#### Figure scripts
----------

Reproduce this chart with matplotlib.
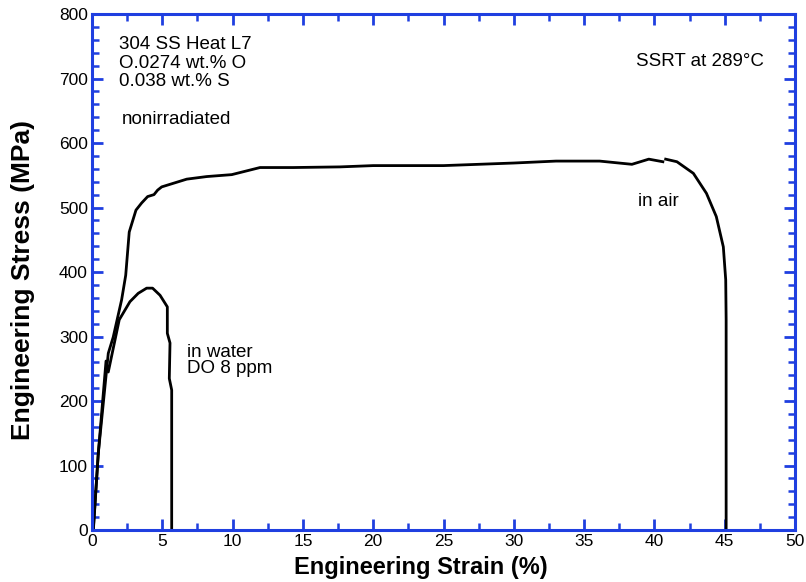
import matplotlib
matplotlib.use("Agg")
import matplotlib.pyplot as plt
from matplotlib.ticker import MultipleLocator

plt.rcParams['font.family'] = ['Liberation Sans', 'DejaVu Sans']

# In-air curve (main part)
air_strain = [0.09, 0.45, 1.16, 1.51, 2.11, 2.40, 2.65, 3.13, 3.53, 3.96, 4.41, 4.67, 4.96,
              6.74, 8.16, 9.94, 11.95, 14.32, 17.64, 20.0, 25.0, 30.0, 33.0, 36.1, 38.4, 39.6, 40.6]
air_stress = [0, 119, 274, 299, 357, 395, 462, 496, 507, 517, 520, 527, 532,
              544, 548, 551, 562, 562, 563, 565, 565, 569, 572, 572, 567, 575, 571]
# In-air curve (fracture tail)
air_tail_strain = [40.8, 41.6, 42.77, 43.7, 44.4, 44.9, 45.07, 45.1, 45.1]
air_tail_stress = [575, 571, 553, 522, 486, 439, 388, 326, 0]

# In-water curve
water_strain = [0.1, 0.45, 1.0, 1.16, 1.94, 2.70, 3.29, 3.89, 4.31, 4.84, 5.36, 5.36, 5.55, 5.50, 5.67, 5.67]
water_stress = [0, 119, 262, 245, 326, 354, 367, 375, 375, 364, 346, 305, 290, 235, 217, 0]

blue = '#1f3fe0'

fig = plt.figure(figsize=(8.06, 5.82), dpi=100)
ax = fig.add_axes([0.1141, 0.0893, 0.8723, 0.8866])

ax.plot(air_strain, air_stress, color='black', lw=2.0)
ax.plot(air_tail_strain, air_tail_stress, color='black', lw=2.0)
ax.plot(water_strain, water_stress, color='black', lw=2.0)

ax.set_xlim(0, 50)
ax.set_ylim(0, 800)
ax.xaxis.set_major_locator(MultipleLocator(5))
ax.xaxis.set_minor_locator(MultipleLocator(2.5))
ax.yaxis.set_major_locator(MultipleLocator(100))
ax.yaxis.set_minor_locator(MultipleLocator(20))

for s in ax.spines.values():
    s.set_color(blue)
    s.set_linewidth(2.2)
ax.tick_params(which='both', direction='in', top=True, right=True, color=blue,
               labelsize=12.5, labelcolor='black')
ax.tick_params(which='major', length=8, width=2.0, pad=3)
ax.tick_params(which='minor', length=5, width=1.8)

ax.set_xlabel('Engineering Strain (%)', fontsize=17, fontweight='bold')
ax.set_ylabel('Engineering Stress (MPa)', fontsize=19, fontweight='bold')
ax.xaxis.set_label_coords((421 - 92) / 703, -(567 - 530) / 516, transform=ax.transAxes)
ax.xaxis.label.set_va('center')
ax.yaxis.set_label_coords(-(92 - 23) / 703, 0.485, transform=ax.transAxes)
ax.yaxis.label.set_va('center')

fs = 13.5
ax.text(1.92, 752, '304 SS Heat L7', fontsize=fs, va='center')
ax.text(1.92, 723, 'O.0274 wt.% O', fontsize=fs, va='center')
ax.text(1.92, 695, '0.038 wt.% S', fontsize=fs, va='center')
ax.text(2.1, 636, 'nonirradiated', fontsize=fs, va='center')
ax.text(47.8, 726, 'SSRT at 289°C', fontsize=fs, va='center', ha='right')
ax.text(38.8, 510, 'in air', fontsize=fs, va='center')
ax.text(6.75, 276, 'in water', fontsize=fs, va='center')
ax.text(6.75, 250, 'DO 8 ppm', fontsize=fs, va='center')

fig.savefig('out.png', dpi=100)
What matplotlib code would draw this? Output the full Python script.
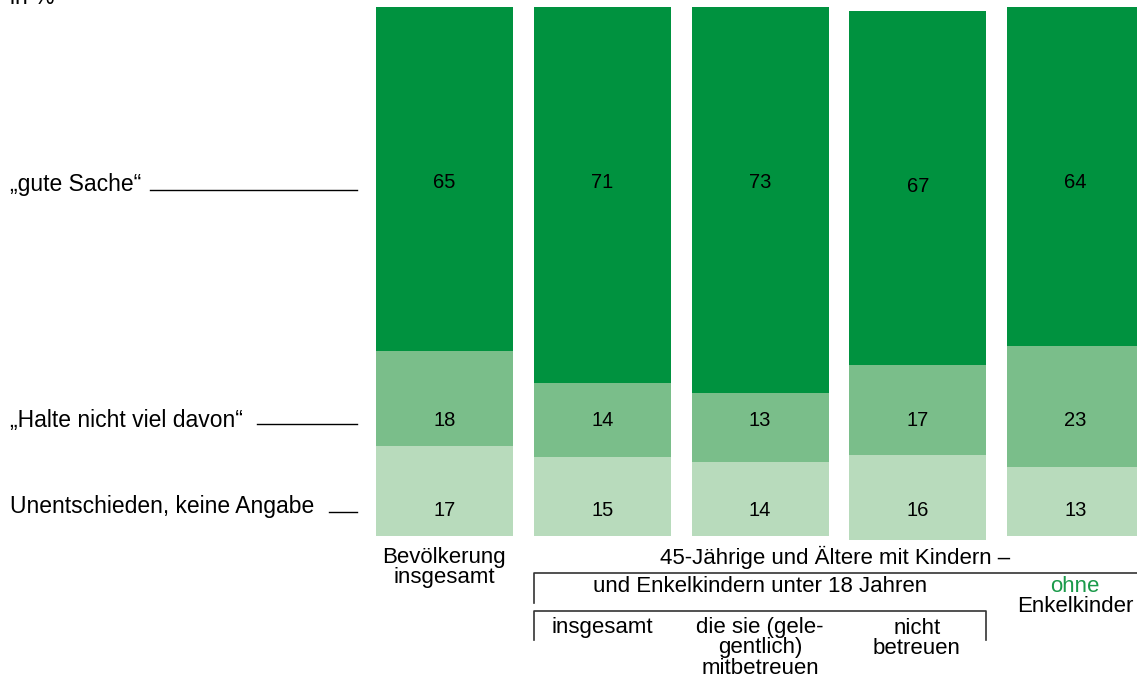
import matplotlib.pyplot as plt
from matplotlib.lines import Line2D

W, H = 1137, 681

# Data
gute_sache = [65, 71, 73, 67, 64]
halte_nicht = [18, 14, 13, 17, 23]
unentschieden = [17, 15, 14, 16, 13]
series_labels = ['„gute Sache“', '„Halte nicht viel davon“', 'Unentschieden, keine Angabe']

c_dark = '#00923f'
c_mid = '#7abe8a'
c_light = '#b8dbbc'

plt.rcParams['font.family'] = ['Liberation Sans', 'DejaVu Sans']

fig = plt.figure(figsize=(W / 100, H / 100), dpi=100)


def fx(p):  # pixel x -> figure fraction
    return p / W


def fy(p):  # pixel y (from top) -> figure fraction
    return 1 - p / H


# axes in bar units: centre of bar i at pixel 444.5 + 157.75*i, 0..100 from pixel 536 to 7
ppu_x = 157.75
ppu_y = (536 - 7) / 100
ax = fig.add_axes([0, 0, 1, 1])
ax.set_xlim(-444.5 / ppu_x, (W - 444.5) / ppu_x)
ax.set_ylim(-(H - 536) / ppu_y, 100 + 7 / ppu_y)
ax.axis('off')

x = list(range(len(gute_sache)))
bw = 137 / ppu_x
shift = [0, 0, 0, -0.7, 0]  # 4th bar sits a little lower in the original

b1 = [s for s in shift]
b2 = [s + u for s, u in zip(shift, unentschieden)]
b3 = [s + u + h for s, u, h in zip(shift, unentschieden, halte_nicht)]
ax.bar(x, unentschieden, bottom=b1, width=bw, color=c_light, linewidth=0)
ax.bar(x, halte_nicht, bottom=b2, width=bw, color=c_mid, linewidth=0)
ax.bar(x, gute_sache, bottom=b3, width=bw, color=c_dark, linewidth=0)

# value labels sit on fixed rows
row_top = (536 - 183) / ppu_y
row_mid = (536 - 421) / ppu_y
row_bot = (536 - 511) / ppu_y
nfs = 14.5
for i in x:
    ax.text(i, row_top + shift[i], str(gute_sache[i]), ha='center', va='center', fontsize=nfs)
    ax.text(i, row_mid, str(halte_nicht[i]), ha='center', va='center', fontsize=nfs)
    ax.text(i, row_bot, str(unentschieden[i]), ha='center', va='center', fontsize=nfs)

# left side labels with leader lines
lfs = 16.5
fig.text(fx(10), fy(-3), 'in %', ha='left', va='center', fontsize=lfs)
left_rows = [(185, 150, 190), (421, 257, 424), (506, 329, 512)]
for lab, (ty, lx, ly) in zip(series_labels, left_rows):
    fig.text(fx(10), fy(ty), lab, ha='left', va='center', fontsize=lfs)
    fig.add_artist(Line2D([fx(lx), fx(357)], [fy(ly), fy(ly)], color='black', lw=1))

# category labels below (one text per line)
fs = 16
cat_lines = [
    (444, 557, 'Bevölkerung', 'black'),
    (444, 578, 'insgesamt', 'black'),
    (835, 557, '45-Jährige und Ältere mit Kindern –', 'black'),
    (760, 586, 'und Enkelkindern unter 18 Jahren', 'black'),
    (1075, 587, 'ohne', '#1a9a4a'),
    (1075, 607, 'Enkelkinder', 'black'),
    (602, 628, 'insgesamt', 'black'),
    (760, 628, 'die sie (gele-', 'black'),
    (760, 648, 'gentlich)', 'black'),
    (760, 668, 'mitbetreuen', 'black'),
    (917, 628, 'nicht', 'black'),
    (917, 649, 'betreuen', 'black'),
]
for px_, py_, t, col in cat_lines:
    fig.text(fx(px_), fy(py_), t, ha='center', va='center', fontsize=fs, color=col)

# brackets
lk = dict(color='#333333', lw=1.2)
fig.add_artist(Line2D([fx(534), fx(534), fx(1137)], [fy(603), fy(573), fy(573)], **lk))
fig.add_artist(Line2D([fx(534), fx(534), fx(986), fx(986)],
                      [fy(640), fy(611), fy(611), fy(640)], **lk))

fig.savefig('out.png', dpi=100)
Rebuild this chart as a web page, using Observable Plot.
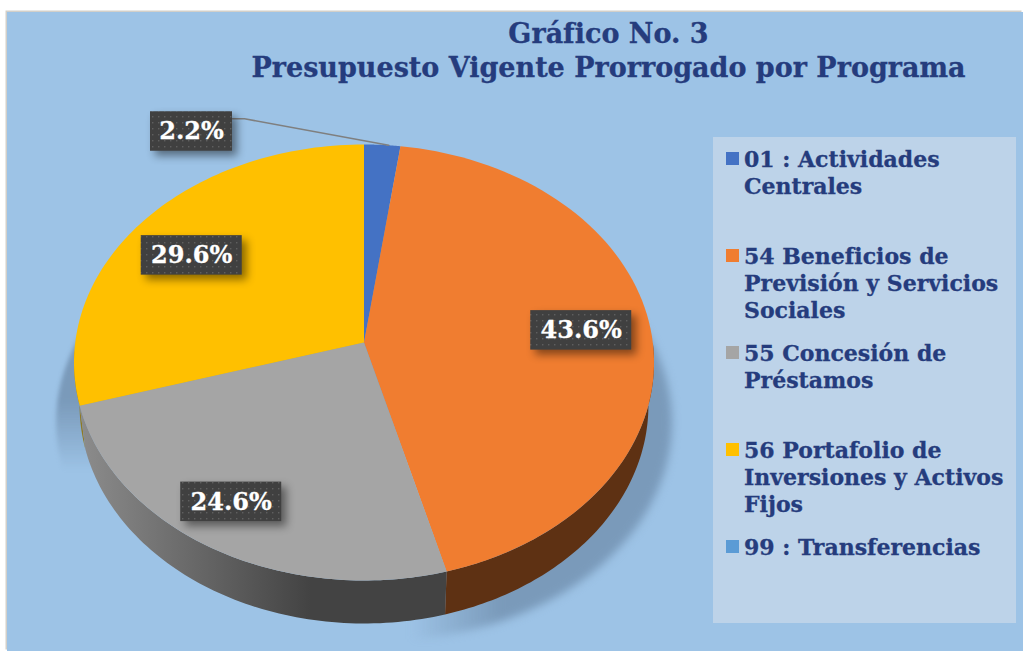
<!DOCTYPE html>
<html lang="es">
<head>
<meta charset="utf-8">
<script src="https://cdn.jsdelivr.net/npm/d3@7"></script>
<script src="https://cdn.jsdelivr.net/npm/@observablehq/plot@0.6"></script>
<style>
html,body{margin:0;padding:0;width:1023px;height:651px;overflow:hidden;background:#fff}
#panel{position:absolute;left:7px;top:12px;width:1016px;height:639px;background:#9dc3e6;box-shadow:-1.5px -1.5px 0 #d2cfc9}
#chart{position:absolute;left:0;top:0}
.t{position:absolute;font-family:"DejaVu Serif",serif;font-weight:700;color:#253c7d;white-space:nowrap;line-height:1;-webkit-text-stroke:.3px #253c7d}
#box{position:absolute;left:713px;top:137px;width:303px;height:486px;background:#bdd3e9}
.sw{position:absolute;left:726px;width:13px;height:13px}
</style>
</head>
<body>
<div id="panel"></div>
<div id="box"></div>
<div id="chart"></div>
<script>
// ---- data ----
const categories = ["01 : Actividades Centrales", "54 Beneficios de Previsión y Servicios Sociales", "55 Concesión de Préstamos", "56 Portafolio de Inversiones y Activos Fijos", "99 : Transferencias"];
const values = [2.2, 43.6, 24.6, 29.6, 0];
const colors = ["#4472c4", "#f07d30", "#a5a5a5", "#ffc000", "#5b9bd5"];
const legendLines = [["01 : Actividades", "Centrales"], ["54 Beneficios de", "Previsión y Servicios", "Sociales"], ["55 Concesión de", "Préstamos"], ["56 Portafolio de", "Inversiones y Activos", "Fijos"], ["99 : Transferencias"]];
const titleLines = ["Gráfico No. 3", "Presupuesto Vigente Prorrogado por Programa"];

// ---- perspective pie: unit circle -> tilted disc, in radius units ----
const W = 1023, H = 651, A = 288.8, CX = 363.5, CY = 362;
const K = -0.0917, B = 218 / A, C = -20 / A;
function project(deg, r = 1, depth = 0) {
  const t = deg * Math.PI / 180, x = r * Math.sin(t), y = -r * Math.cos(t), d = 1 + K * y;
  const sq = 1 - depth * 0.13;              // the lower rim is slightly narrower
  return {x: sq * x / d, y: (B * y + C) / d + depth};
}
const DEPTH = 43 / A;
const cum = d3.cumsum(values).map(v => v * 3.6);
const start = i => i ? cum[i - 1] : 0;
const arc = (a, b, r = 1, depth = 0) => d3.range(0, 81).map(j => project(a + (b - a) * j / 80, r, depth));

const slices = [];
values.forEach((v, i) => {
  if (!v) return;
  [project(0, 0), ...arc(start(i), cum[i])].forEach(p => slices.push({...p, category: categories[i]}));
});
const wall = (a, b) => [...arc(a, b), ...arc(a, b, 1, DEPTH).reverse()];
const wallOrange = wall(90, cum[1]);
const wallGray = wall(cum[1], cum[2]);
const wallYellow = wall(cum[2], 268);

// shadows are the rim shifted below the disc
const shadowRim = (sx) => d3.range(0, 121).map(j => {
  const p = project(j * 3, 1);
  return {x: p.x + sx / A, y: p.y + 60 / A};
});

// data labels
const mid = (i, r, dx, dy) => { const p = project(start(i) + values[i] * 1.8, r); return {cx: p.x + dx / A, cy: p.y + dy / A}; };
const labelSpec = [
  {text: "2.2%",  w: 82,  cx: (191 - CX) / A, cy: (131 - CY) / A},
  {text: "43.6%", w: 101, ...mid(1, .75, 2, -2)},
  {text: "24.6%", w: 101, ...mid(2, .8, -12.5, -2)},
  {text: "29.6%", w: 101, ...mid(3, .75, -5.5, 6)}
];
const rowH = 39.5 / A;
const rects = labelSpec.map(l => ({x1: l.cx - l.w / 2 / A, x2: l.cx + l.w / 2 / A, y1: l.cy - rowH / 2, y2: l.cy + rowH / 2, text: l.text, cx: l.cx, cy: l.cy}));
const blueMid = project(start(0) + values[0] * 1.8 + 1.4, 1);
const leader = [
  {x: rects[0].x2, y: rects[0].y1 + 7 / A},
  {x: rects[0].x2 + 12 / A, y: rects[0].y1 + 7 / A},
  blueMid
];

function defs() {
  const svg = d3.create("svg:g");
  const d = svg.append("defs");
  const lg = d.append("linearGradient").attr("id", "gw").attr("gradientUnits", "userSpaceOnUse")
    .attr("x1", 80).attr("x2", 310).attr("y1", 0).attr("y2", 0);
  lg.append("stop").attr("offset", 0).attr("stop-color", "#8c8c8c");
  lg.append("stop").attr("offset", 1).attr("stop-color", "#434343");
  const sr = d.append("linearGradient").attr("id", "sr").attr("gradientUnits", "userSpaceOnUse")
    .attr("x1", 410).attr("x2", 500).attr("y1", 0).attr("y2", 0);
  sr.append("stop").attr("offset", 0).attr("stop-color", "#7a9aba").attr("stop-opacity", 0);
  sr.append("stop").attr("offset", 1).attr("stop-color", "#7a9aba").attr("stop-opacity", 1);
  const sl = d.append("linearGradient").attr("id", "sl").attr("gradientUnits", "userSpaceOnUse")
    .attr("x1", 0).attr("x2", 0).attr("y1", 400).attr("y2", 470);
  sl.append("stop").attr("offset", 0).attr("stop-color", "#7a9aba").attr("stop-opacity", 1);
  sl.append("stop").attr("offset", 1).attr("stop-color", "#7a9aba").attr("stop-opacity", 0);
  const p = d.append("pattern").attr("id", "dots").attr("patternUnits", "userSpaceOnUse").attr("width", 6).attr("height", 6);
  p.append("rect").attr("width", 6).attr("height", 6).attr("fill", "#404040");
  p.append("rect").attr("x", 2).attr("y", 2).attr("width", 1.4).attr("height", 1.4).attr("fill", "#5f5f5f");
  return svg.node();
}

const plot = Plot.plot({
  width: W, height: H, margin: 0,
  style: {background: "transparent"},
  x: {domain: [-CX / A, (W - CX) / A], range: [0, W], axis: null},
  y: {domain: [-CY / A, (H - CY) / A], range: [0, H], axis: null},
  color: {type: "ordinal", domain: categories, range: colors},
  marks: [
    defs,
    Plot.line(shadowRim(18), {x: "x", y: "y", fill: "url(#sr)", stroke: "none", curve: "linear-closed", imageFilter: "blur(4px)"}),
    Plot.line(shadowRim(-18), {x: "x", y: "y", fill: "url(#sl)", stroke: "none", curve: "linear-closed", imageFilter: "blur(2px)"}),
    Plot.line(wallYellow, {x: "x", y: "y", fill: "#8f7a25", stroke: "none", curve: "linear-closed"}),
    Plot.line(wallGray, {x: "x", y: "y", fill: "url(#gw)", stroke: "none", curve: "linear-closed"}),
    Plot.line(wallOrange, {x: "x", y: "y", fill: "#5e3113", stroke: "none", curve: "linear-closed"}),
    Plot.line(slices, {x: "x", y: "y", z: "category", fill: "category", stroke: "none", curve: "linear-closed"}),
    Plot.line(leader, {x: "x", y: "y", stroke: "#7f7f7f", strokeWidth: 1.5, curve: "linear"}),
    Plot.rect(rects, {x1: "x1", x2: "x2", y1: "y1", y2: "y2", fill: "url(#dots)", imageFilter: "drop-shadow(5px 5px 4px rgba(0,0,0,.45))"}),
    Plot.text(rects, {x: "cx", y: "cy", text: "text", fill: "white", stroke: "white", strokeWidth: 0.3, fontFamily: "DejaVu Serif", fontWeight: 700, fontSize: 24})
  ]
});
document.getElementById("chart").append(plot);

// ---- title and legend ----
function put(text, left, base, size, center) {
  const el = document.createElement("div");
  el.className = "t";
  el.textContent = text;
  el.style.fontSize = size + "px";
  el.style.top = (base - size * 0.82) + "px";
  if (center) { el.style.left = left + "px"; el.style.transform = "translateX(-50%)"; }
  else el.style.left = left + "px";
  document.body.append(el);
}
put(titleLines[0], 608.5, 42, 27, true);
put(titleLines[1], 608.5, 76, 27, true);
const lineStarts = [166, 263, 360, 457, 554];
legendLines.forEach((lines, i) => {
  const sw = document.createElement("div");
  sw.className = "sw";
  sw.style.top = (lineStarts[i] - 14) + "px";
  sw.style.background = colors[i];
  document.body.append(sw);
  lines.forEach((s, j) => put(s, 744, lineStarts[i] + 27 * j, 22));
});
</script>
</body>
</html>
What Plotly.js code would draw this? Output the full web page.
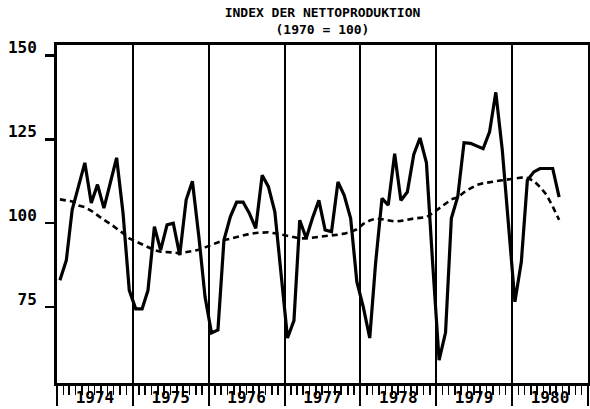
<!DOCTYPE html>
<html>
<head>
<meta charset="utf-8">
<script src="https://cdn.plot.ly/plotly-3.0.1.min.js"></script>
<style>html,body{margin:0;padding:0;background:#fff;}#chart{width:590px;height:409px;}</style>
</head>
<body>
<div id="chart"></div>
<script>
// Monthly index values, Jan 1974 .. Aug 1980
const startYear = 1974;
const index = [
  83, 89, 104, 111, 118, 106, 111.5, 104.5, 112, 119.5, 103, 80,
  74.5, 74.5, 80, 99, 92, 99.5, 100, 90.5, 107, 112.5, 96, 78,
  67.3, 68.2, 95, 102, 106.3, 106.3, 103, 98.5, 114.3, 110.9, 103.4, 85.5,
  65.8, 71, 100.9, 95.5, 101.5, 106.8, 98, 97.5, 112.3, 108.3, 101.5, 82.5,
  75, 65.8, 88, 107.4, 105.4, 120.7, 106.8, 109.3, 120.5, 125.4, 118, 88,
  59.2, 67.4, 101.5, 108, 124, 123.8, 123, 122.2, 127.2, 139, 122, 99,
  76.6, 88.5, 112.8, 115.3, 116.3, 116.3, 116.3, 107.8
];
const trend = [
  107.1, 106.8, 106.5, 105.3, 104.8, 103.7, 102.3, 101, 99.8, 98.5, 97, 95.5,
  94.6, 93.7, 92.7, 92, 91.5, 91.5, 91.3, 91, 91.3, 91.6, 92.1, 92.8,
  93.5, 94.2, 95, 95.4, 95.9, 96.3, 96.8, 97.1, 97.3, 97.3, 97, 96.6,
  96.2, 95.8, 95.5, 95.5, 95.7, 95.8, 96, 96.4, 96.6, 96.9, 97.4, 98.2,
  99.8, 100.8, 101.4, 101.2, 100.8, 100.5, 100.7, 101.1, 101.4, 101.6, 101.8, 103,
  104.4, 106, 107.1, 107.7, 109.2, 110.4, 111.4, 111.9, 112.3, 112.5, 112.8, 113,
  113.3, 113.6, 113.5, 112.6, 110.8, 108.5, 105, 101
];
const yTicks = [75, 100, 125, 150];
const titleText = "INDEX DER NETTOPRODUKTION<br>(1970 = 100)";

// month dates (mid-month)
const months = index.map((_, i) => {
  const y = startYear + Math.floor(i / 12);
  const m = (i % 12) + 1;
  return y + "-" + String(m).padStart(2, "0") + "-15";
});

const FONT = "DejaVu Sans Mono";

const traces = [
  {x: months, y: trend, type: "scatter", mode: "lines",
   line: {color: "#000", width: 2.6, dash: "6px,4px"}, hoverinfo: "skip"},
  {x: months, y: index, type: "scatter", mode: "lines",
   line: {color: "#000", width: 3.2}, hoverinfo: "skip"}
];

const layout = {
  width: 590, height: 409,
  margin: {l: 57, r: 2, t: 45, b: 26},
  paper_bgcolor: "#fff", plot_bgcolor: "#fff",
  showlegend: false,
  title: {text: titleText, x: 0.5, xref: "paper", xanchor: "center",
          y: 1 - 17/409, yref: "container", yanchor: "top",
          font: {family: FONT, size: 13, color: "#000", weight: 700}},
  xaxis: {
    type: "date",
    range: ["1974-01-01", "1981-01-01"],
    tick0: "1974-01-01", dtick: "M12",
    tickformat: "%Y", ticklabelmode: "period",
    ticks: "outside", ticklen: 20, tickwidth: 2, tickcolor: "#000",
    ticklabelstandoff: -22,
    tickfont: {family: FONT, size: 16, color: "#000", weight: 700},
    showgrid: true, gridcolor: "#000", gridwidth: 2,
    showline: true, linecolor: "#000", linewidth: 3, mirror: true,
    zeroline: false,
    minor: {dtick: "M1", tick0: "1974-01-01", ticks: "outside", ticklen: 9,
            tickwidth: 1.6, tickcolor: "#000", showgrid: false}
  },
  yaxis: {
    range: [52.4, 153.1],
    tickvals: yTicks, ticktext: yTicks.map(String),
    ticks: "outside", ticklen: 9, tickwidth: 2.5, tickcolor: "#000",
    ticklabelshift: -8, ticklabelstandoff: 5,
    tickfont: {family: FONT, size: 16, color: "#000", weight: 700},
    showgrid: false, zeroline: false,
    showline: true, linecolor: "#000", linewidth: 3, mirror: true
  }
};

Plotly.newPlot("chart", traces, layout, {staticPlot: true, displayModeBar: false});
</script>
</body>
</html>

----------

#### Problem details
Reproduce, starting at the line containing "What matplotlib code" and stopping after the line containing "shift = [0, 0, 0, -0.7, 0]", each of those lines exactly and no others; leave pictures out.

#### Output below
What matplotlib code would draw this? Output the full Python script.
import matplotlib.pyplot as plt
from matplotlib.lines import Line2D

W, H = 1137, 681

# Data
gute_sache = [65, 71, 73, 67, 64]
halte_nicht = [18, 14, 13, 17, 23]
unentschieden = [17, 15, 14, 16, 13]
series_labels = ['„gute Sache“', '„Halte nicht viel davon“', 'Unentschieden, keine Angabe']

c_dark = '#00923f'
c_mid = '#7abe8a'
c_light = '#b8dbbc'

plt.rcParams['font.family'] = ['Liberation Sans', 'DejaVu Sans']

fig = plt.figure(figsize=(W / 100, H / 100), dpi=100)


def fx(p):  # pixel x -> figure fraction
    return p / W


def fy(p):  # pixel y (from top) -> figure fraction
    return 1 - p / H


# axes in bar units: centre of bar i at pixel 444.5 + 157.75*i, 0..100 from pixel 536 to 7
ppu_x = 157.75
ppu_y = (536 - 7) / 100
ax = fig.add_axes([0, 0, 1, 1])
ax.set_xlim(-444.5 / ppu_x, (W - 444.5) / ppu_x)
ax.set_ylim(-(H - 536) / ppu_y, 100 + 7 / ppu_y)
ax.axis('off')

x = list(range(len(gute_sache)))
bw = 137 / ppu_x
shift = [0, 0, 0, -0.7, 0]  # 4th bar sits a little lower in the original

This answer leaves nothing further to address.